Espaços dos e para os livros, de e para as pessoas que giram em torno deles, convertem-se em núcleos de memória da multiplicidade de formas que o mundo dos livros assume em cada época, nação e sociedade. São pontos de partida para pesquisas de novas formas e experiências sensoriais, criadoras, imaginativas, lúdicas. Bibliotecas, suas estantes e acervos, seus equipamentos e profissionais, seus frequentadores e os curiosos, entram em interações contínuas, incessantes e infinitas.
O mundo do papel está acabando? Podemos descartar o livro impresso, consumi-lo e despedaçá-lo, instantaneamente, deixar de adquiri-los, de escrevê-los, de guardá-los? A ninguém mais será dada a oportunidade de lê-los e de relê-los, no futuro próximo ou distante? Há muitos livros sem leitores, o livro impresso tornou-se objeto de museu, deverá aguardar a próxima onda vintage ou retrô, será o disco de vinil do futuro?
Em bibliotecas, museus, escolas, tribunais, parlamentos, consultórios e escritórios, estantes particulares, livros e coleções de livros estão umbilicalmente associados a uma cultura republicana, a da liberdade, da partilha, da igualdade, da autonomia e da criatividade. A reforma protestante na Europa queria a Bíblia nas mãos de cada cristão e que este fosse apto para lê-la, interpretá-la e debatê-la junto com os seus irmãos de fé e de pregá-la aos infiéis.

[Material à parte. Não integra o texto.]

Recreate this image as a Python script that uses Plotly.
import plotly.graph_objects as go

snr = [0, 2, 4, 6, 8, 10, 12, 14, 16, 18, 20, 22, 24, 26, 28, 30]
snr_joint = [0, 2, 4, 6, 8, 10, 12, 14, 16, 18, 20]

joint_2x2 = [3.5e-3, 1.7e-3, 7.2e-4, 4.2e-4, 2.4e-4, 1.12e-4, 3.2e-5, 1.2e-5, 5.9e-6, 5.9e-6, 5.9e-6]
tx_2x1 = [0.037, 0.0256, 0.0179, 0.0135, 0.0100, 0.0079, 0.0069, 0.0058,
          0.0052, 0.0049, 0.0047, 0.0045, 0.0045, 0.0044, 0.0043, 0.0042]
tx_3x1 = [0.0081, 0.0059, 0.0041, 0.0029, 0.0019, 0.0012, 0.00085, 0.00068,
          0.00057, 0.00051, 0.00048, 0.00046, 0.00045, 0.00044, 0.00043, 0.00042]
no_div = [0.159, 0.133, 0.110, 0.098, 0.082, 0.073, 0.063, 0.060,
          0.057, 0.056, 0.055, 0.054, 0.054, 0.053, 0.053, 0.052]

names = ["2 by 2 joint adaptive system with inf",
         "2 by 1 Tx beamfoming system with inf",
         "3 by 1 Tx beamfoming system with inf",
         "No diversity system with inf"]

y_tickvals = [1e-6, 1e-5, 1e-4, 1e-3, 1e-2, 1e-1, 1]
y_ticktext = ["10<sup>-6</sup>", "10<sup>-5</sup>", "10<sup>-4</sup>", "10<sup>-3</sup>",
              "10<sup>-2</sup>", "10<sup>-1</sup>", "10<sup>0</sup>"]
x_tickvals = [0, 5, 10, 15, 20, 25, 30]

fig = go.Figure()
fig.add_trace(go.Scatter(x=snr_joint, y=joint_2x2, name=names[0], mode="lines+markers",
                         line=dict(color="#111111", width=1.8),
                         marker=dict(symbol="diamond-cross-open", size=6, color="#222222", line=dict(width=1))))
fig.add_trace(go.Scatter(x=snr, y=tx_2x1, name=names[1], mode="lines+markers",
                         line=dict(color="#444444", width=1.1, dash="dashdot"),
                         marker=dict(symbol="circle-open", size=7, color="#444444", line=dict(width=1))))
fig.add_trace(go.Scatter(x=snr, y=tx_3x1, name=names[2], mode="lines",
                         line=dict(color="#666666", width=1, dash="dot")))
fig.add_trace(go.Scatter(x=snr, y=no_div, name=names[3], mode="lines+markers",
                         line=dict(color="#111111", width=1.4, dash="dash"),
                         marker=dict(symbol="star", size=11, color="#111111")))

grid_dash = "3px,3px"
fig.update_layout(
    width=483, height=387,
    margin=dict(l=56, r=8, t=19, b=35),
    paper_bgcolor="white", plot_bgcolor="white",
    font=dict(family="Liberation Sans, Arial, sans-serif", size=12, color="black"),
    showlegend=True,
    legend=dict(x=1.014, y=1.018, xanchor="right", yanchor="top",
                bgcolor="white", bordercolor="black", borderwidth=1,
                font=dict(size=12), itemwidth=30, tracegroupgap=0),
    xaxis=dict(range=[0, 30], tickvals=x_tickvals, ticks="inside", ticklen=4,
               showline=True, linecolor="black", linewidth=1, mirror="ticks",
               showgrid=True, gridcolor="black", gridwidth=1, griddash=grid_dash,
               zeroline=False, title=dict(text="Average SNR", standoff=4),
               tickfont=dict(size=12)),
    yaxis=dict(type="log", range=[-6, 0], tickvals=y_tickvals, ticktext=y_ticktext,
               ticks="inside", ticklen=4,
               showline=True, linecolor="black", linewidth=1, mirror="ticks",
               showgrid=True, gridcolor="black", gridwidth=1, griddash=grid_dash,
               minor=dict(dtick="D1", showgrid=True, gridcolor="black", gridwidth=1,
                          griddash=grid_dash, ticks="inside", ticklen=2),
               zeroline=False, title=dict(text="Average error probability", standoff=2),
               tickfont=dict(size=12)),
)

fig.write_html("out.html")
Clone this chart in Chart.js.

O livro, seja impresso ou não, é sujeito e testemunho da história da cultura republicana, da vida e do bem comum partilhados sob a existência humana. A sua destruição, mutilação, abandono e desprezo são indicativos de uma cultura republicana incompleta, embrionária ou inexistente. Sejam as fogueiras que ardem pela intolerância política, ideológica e religiosa, sejam os grifos de canetas coloridas, marca-textos, rasgos, cortes, dobras, sujeira e amassados. O grau e as formas de agressão, de condenação e de rejeição aos livros impressos serão, sempre e apenas, sintomas de uma democracia sob risco e de uma cultura republicana que necessita ser ensinada, absorvida e promovida no dia a dia da sociedade brasileira, na ponta do lápis.
Paulo Henrique Martinez, é professor na Universidade Estadual Paulista (UNESP), Departamento de História da Faculdade de Ciências e Letras de Assis e membro da Comissão de Biblioteca do campus.